「中坊公平私の事件簿」

ふと気付いたら、私は、尊敬する中坊公平氏の著作を紹介していなかった。
中坊公平氏の著作は何冊も読んでいるが、やはり、最初に出会ったこの本が忘れられない1冊である。
もし私が30歳になる前にこの本に出会っていたら、間違いなく弁護士を目指しただろう。
中でも、中坊氏自身が原点となったと振り返る「森永ヒ素ミルク事件」は、胸に迫る、そして人間中坊公平をこれほど物語る感動的一節はないだろう。

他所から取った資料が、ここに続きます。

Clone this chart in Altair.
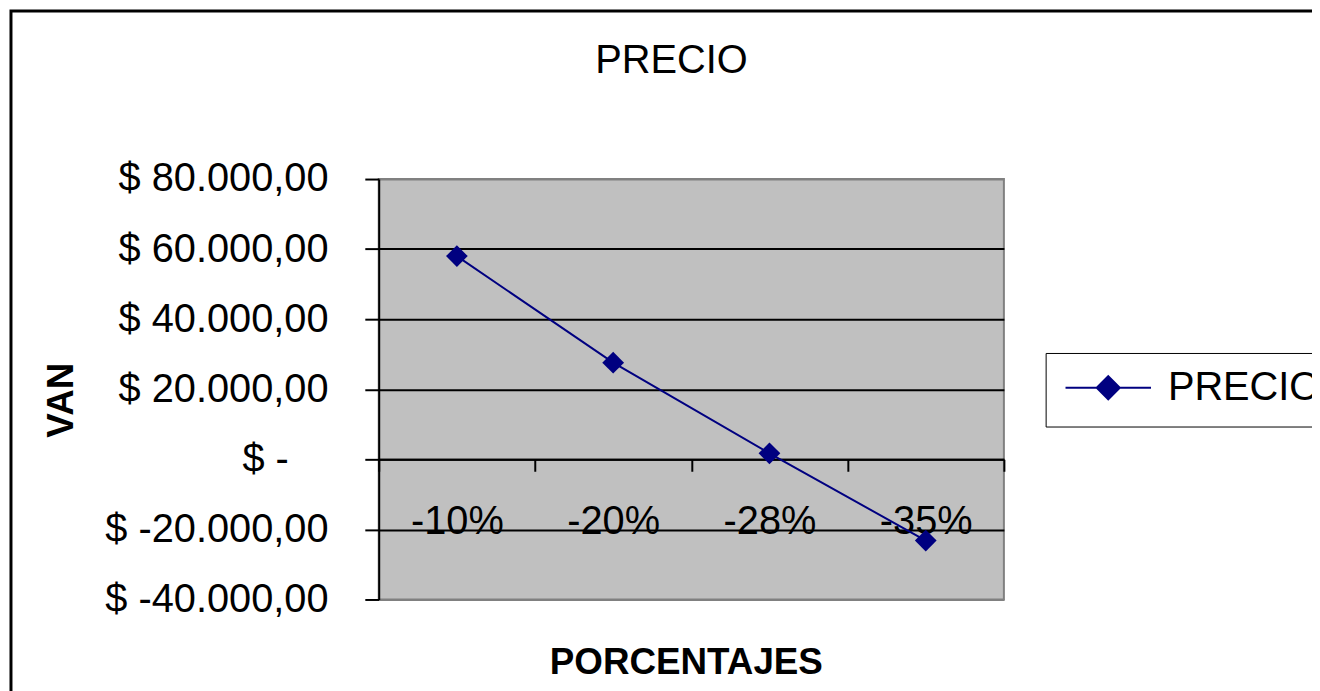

当時43歳だった中坊氏は、この事件を皮切りに、弱者の味方、正義の弁護士として世の注目を浴びる存在となり、生涯その期待に応え続ける弁護士生活を送るようになる。
これを天命と言わず、何と言おうか。
奇しくも同じ43歳の時、私は、初めて裁判を経験し、しばらくしてこの本に出会った。
裁判を経験しなかったら、この本に出会うことなく、中坊氏を深く知ることもなかったかも知れない。
3年後の2003年11月29日、宮崎市で中坊氏の講演を聴く機会があった。
講演の最後に中坊氏から教わった「一燈照隅、万燈照国」という言葉は、私の原点でもある。